Over the years it has become a Christmas ritual to tour the woodlot by whatever means necessary.  Ten years ago Charlie and Shiva began the tradition by bullying the golf cart into the trip through too much fluffy snow.  When the Ranger replaced the golf cart, it hauled passengers and their snowshoes across the windy fields to the woodlot and froze them on the return trip.

This year Charlie started up both 2004 Cayennes to try out their low range and differential locks around the yard.    Ruby was thus already cleaned off and warmed up when I grabbed my keys and tracked him down on the property.  Then we toured the sugar bush.

We soon observed that it would take a good deal of snow to stop a Porsche Cayenne equipped with winter tires.  I did manage to twist over an earth berm at such an angle that I needed to use the locker to maintain traction to the wheels, but Ruby felt right at home off-roading in snow.

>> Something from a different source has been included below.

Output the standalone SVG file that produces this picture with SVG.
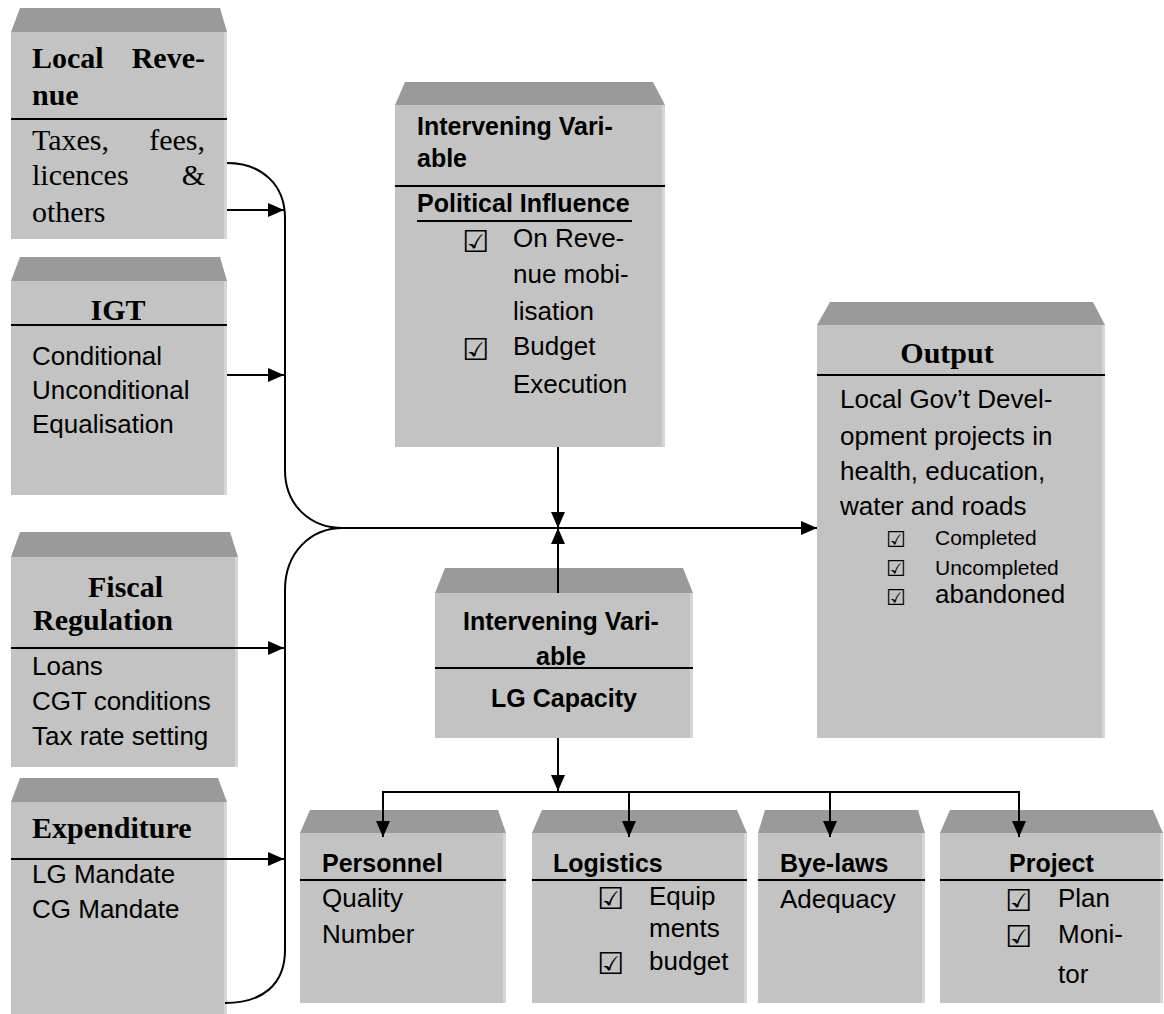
<svg xmlns="http://www.w3.org/2000/svg" width="1164" height="1014" viewBox="0 0 1164 1014">
<style>
.bevel{fill:#9a9a9a}
.body{fill:#c3c3c3}
.edge{fill:#d6d6d6}
.div{stroke:#000;stroke-width:2}
.conn{stroke:#000;stroke-width:2;fill:none}
.st{font-family:"Liberation Serif",serif;font-size:30px;font-weight:bold;fill:#000}
.sb{font-family:"Liberation Serif",serif;font-size:30px;fill:#000}
.t{font-family:"Liberation Sans",Arial,sans-serif;font-size:26px;fill:#000}
.tb{font-family:"Liberation Sans",Arial,sans-serif;font-size:25px;font-weight:bold;fill:#000}
.ck{font-family:"DejaVu Sans",sans-serif;font-size:30px;fill:#000}
.cks{font-family:"DejaVu Sans",sans-serif;font-size:22px;fill:#000}
.sm{font-family:"Liberation Sans",Arial,sans-serif;font-size:21px;fill:#000}
</style>
<defs>
<marker id="ah" markerUnits="userSpaceOnUse" markerWidth="17" markerHeight="15" refX="16" refY="7" orient="auto">
<path d="M0,0 L16,7 L0,14 z" fill="#000"/>
</marker>
</defs>

<g id="local-revenue">
<polygon class="bevel" points="20,8 220,8 227,32 11,32"/>
<rect class="body" x="11" y="32" width="216" height="207"/>
<rect class="edge" x="224" y="32" width="3" height="207"/>
<line class="div" x1="11" y1="119" x2="227" y2="119"/>
<text class="st" x="32" y="68">Local</text>
<text class="st" x="205" y="68" text-anchor="end">Reve-</text>
<text class="st" x="32" y="105">nue</text>
<text class="sb" x="32" y="150">Taxes,</text>
<text class="sb" x="205" y="150" text-anchor="end">fees,</text>
<text class="sb" x="32" y="185">licences</text>
<text class="sb" x="205" y="185" text-anchor="end">&amp;</text>
<text class="sb" x="32" y="222">others</text>
</g>

<g id="igt">
<polygon class="bevel" points="20,257 220,257 227,281 11,281"/>
<rect class="body" x="11" y="281" width="216" height="214"/>
<rect class="edge" x="224" y="281" width="3" height="214"/>
<line class="div" x1="11" y1="325" x2="227" y2="325"/>
<text class="st" x="118" y="320" text-anchor="middle">IGT</text>
<text class="t" x="32" y="365">Conditional</text>
<text class="t" x="32" y="399">Unconditional</text>
<text class="t" x="32" y="433">Equalisation</text>
</g>

<g id="fiscal-regulation">
<polygon class="bevel" points="20,532 230,532 238,557 11,557"/>
<rect class="body" x="11" y="557" width="227" height="210"/>
<rect class="edge" x="235" y="557" width="3" height="210"/>
<line class="div" x1="11" y1="648" x2="238" y2="648"/>
<text class="st" x="88" y="597">Fiscal</text>
<text class="st" x="33" y="630">Regulation</text>
<text class="t" x="32" y="675">Loans</text>
<text class="t" x="32" y="710">CGT conditions</text>
<text class="t" x="32" y="745">Tax rate setting</text>
</g>

<g id="expenditure">
<polygon class="bevel" points="20,778 218,778 227,802 11,802"/>
<rect class="body" x="11" y="802" width="216" height="212"/>
<rect class="edge" x="224" y="802" width="3" height="212"/>
<line class="div" x1="11" y1="859" x2="227" y2="859"/>
<text class="st" x="32" y="838">Expenditure</text>
<text class="t" x="32" y="883">LG Mandate</text>
<text class="t" x="32" y="918">CG Mandate</text>
</g>

<g id="political-influence">
<polygon class="bevel" points="405,82 653,82 665,105 395,105"/>
<rect class="body" x="395" y="105" width="270" height="342"/>
<rect class="edge" x="662" y="105" width="3" height="342"/>
<line class="div" x1="395" y1="186" x2="665" y2="186"/>
<text class="tb" x="417" y="135">Intervening Vari-</text>
<text class="tb" x="417" y="167">able</text>
<text class="tb" x="417" y="212">Political Influence</text>
<line class="div" x1="417" y1="221" x2="632" y2="221"/>
<text class="ck" x="462" y="252">☑</text>
<text class="t" x="513" y="247">On Reve-</text>
<text class="t" x="513" y="283">nue mobi-</text>
<text class="t" x="513" y="320">lisation</text>
<text class="ck" x="462" y="360">☑</text>
<text class="t" x="513" y="355">Budget</text>
<text class="t" x="513" y="393">Execution</text>
</g>

<g id="output">
<polygon class="bevel" points="830,302 1093,302 1105,325 817,325"/>
<rect class="body" x="817" y="325" width="288" height="413"/>
<rect class="edge" x="1102" y="325" width="3" height="413"/>
<line class="div" x1="817" y1="375" x2="1105" y2="375"/>
<text class="st" x="947" y="363" text-anchor="middle">Output</text>
<text class="t" x="840" y="408">Local Gov’t Devel-</text>
<text class="t" x="840" y="445">opment projects in</text>
<text class="t" x="840" y="480">health, education,</text>
<text class="t" x="840" y="515">water and roads</text>
<text class="cks" x="886" y="547">☑</text>
<text class="sm" x="935" y="545">Completed</text>
<text class="cks" x="886" y="576">☑</text>
<text class="sm" x="935" y="575">Uncompleted</text>
<text class="cks" x="886" y="605">☑</text>
<text class="t" x="935" y="603">abandoned</text>
</g>

<g id="lg-capacity">
<polygon class="bevel" points="445,568 683,568 693,593 435,593"/>
<rect class="body" x="435" y="593" width="258" height="145"/>
<rect class="edge" x="690" y="593" width="3" height="145"/>
<text class="tb" x="561" y="630" text-anchor="middle">Intervening Vari-</text>
<text class="tb" x="561" y="665" text-anchor="middle">able</text>
<line class="div" x1="435" y1="668" x2="693" y2="668"/>
<text class="tb" x="564" y="707" text-anchor="middle" font-size="26">LG Capacity</text>
</g>

<g id="personnel">
<polygon class="bevel" points="310,810 498,810 506,833 300,833"/>
<rect class="body" x="300" y="833" width="206" height="170"/>
<rect class="edge" x="503" y="833" width="3" height="170"/>
<line class="div" x1="300" y1="880" x2="506" y2="880"/>
<text class="tb" x="322" y="872">Personnel</text>
<text class="t" x="322" y="907">Quality</text>
<text class="t" x="322" y="943">Number</text>
</g>

<g id="logistics">
<polygon class="bevel" points="542,810 737,810 747,833 532,833"/>
<rect class="body" x="532" y="833" width="215" height="170"/>
<rect class="edge" x="744" y="833" width="3" height="170"/>
<line class="div" x1="532" y1="880" x2="747" y2="880"/>
<text class="tb" x="553" y="872">Logistics</text>
<text class="ck" x="597" y="909">☑</text>
<text class="t" x="649" y="905">Equip</text>
<text class="t" x="649" y="937">ments</text>
<text class="ck" x="597" y="974">☑</text>
<text class="t" x="649" y="970">budget</text>
</g>

<g id="bye-laws">
<polygon class="bevel" points="765,810 918,810 925,833 758,833"/>
<rect class="body" x="758" y="833" width="167" height="170"/>
<rect class="edge" x="922" y="833" width="3" height="170"/>
<line class="div" x1="758" y1="880" x2="925" y2="880"/>
<text class="tb" x="780" y="872">Bye-laws</text>
<text class="t" x="780" y="908">Adequacy</text>
</g>

<g id="project">
<polygon class="bevel" points="950,810 1153,810 1163,833 940,833"/>
<rect class="body" x="940" y="833" width="223" height="170"/>
<rect class="edge" x="1160" y="833" width="3" height="170"/>
<line class="div" x1="940" y1="880" x2="1163" y2="880"/>
<text class="tb" x="1009" y="872">Project</text>
<text class="ck" x="1005" y="911">☑</text>
<text class="t" x="1058" y="907">Plan</text>
<text class="ck" x="1005" y="947">☑</text>
<text class="t" x="1058" y="943">Moni-</text>
<text class="t" x="1058" y="983">tor</text>
</g>

<g id="connectors">
<path class="conn" d="M227,163 C262,163 285,185 285,218 L285,470 C285,505 310,528 343,528"/>
<path class="conn" d="M343,528 C310,528 285,553 285,590 L285,950 C285,985 262,1003 225,1003"/>
<line class="conn" x1="227" y1="210" x2="284" y2="210" marker-end="url(#ah)"/>
<line class="conn" x1="227" y1="375" x2="284" y2="375" marker-end="url(#ah)"/>
<line class="conn" x1="238" y1="648" x2="284" y2="648" marker-end="url(#ah)"/>
<line class="conn" x1="227" y1="859" x2="284" y2="859" marker-end="url(#ah)"/>
<line class="conn" x1="343" y1="528" x2="817" y2="528" marker-end="url(#ah)"/>
<line class="conn" x1="558" y1="447" x2="558" y2="528" marker-end="url(#ah)"/>
<line class="conn" x1="558" y1="593" x2="558" y2="528" marker-end="url(#ah)"/>
<line class="conn" x1="558" y1="738" x2="558" y2="791" marker-end="url(#ah)"/>
<line class="conn" x1="383" y1="792" x2="1020" y2="792"/>
<line class="conn" x1="383" y1="791" x2="383" y2="837" marker-end="url(#ah)"/>
<line class="conn" x1="629" y1="792" x2="629" y2="837" marker-end="url(#ah)"/>
<line class="conn" x1="830" y1="792" x2="830" y2="837" marker-end="url(#ah)"/>
<line class="conn" x1="1019" y1="791" x2="1019" y2="837" marker-end="url(#ah)"/>
</g>
</svg>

The only problem is that puttering through the woods in a Porsche Cayenne isn’t much fun.  It’s far too capable a vehicle.  A golf cart or 2WD UTV, or even a snowmobile, provides much more of a challenge, and hence a higher fun quotient.

On the other hand Charlie is now a father and I’m not getting any younger, and we did break a good wide walking track through the bush.

Ruby visits Sweet’s Quarry.

December 15, 2016


When Charlie tried to transfer his trailer’s registration from BC to Ontario, the clerk told him he was obliged to provide a weight for the vehicle.  Email ensued.

Roads were good today so we unloaded the BMW track car, squiggled it over driveway ice and into the shop, cleared out the luggage in the trailer, and hit the road to the Sweet’s Corners quarry.

Ruby towed the 2950 lb trailer quite willingly, though in a headwind on the return trip the fuel consumption shot up to just over 17 litres per 100 km.  (Interestingly, a few weeks later a 6X12 U-Haul tandem trailer exacted the same fuel penalty on a trip to Ottawa.)

An ongoing debate on Rennlist.com has dealt with whether a Cayenne is car, truck, or other.  Up until this point my comments have favoured “car.”  With this photo, though, I may be entering the “truck” tent.

The weigh-scales guy loved Ruby.  This tag shows the gross weight of Ruby and the trailer at 3780 kg, or 3.78 metric tonnes, as the quarry guys prefer.  That’s 8333.5 pounds to me.


Ulp.  That means Ruby weighs 5383 pounds!  And the fuel tank was nearly empty.  The trailer weighed 2950 lb.